SunWorld Group, a property management company in Longview and Vancouver, lists similar stipulations. Applicants with convictions or guilty pleas for felonies like kidnapping, rape and burglary may be denied, as well as those pending charges or warrants.
Gott said he was arrested in Yakima for stealing guns from a home to sell for drug money and was convicted in 2015. He said his “whole outlook on life changed” while in prison. He joined Alcoholics Anonymous and Narcotics Anonymous and earned two associate degrees.
“That much time in there allowed me to take a look at my life and value what’s important to me,” he said.
Now on the outside, Gott is facing new barriers. The property management stipulations forced Gott to try private renters, which he said offered “run-down” apartments for high prices. Exhausted of options, Gott took out a $200,000 loan to purchase his own home.
DOC help
Washington State Department of Corrections Deputy Communications Director Rachel Ericson said counselors help prisoners look for housing before their scheduled release date as “a foundational piece to a successful re-entry.”
“It provides stability as individuals are re-entering the community, acting as a launch pad,” she said.
Housing must be approved before release to ensure living arrangements won’t violate inmates’ court-ordered conditions of sentencing or entice them to reoffend, she said. If inmates can’t find housing by their maximum incarceration date, Ericson said they are given a voucher to stay at locations that accept the certificates.
‘Doesn’t seem fair’
Gott went to his aunt’s house after prison, but others have to find housing outside of a relative’s or a friend’s home.

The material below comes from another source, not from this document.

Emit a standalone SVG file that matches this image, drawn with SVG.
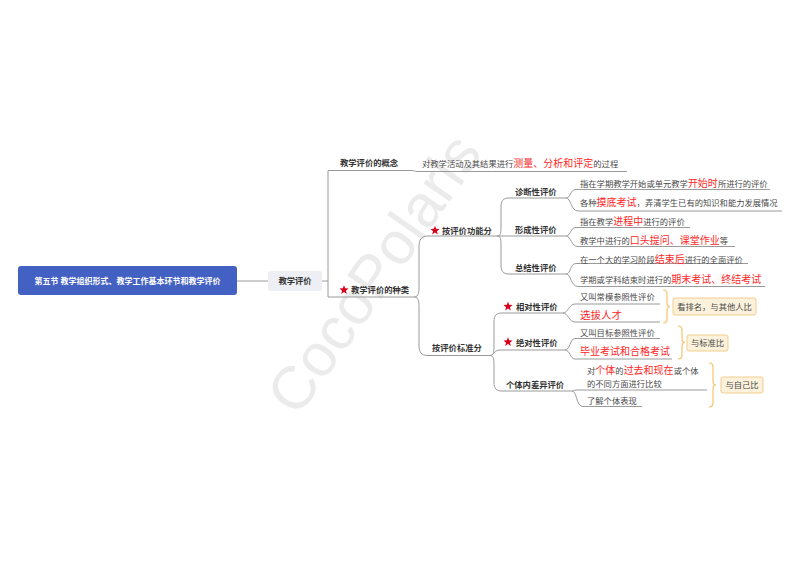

Bonnie Eichentopf has been looking for rentals for her son, who is set to be released from prison in February, to no avail. She said it wouldn’t be “feasible” for him to live at her rural house without a vehicle, so she started searching for rentals that will accept ex-convicts. She said she provides her son contact information for possible rentals, in addition to the help he receives in prison, but there are few options.
Her 39-year-old son, Steve, was the captain of the R.A. Long High School football team, she said, before he started using hard drugs as a teen. He was convicted of second-degree manslaughter in 2020 in Cowlitz County after providing heroin to a man who overdosed.
Eichentopf said she can see her son’s growth during his roughly two years in prison, and hates to see him continue to struggle as he tries to move on.
“It breaks my heart,” she said. “It just doesn’t seem fair at all.”